Comment by btilly

Comment by btilly 5 days ago

3 replies

I believe that you're fine with it, simply because that is what you're familiar with. And if you'd grown up with a different way of thinking about these problems, then you wouldn't be fine with it.

Personally, I can work with either system. But, to me, formalism really does feel like a game. And the more that I have thought about the foundations of math, the more dissatisfied I have become with this game. And now I find myself frustrated when people assert the conclusions of the game as truth, instead of as merely being formal statements within a game that mathematicians are choosing to play.

Here is something that I believe.

We owe our current understanding of uncountability to Cantor's metaphor, about figuring out which group of sheep is larger by pairing them off. We would today have a very different kind of mathematics if Cantor had instead made a more careful analogy to the problem of trying to count all of the sheep that have ever existed. Even if you had perfect information about the past, you're doomed to fail because you can't figure out where to draw the line between ancestral sheep, and sheep-like ancestors.

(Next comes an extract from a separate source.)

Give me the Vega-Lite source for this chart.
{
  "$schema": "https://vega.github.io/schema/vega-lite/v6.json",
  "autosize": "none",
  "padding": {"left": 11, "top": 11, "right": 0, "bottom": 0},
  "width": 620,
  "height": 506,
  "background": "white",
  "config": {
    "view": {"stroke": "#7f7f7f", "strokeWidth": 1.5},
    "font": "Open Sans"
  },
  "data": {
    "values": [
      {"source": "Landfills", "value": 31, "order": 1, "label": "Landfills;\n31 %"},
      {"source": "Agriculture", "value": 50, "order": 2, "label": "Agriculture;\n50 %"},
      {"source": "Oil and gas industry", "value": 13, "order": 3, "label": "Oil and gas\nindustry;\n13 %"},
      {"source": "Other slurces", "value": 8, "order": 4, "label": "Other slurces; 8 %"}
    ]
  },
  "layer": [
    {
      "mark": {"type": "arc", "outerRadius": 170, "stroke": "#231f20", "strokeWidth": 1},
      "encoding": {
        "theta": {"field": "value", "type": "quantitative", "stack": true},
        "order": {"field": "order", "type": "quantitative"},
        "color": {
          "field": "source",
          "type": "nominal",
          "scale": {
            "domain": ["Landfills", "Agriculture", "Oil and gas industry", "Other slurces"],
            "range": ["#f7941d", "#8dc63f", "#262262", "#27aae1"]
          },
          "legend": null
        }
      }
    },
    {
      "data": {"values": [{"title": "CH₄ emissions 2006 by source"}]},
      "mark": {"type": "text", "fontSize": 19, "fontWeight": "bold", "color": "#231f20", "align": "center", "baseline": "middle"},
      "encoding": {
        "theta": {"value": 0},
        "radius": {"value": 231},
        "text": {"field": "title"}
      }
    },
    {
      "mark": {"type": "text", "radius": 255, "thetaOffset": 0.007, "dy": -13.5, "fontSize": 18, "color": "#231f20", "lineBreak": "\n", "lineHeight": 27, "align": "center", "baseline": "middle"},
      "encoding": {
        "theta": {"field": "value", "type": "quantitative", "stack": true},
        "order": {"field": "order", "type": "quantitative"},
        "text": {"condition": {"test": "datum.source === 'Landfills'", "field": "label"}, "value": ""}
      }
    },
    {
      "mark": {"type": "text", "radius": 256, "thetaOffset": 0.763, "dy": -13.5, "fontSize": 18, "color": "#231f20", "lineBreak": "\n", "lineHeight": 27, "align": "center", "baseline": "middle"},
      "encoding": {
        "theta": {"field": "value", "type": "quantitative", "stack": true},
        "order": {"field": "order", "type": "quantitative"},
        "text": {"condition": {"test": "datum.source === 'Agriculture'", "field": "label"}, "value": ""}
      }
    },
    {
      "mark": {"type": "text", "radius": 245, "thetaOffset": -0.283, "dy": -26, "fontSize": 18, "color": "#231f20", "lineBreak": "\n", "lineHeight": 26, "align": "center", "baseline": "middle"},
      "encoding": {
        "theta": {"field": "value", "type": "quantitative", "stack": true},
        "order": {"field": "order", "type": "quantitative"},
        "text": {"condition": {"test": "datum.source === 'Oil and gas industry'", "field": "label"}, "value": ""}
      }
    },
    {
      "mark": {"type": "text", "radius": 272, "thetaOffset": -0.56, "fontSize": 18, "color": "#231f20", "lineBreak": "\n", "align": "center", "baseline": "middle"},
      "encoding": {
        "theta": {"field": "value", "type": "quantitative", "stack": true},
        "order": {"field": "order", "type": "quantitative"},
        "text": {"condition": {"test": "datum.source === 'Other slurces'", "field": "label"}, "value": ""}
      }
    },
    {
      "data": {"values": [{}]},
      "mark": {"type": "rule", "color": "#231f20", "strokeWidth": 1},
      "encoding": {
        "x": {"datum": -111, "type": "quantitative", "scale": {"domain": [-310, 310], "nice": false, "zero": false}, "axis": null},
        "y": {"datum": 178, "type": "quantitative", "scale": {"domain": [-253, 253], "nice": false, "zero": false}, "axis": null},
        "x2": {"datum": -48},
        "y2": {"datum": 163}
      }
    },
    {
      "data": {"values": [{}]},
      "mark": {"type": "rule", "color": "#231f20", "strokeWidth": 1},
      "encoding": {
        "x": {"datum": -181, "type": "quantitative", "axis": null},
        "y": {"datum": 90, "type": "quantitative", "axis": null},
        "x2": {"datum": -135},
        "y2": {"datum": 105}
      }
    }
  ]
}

This second metaphor is exactly parallel to uncountability within the computable universe. For example we can implement reals as some kind of Cauchy sequences. For example as programs for functions f, where f(n) is a rational, and |f(n) - f(m)| <= 1/n + 1/m. This works perfectly well. But now Cantor's diagonalization argument clearly does not demonstrate that there are more reals. Instead it demonstrates the limits of what computation can predict about the behavior of other computations.

In other words, I just described a system operating on a notion of truth that is directly tied to the reasoning required to establish that truth. And in that system, uncountable is tied to self-reference. And really doesn't mean more.

I don't know how to really formalize this idea. But I'd be interested if anyone actually has done so.

bubblyworld 4 days ago

Mmm, the problem with computable foundations (in my opinion anyway) is that it takes a lot of stuff that is trivial in standard foundations (equivalence relations, basic operations of arithmetic and their laws, quotients, etc) and fills them with subtle logical footguns.

As you say, some view this as a feature, not a flaw. But to my mind mathematics is a tool for dissecting problems with hard formal properties, and for that I'd like the sharpest scalpel I can find.

For me classical foundations strikes a good balance between ease of use and subtlety of reasoning required to get results. I'm not sure the non-constructive and self-referential bits bother me, they don't really get in the way unless you're studying logic (in which case you're interested in computability and other foundations anyway).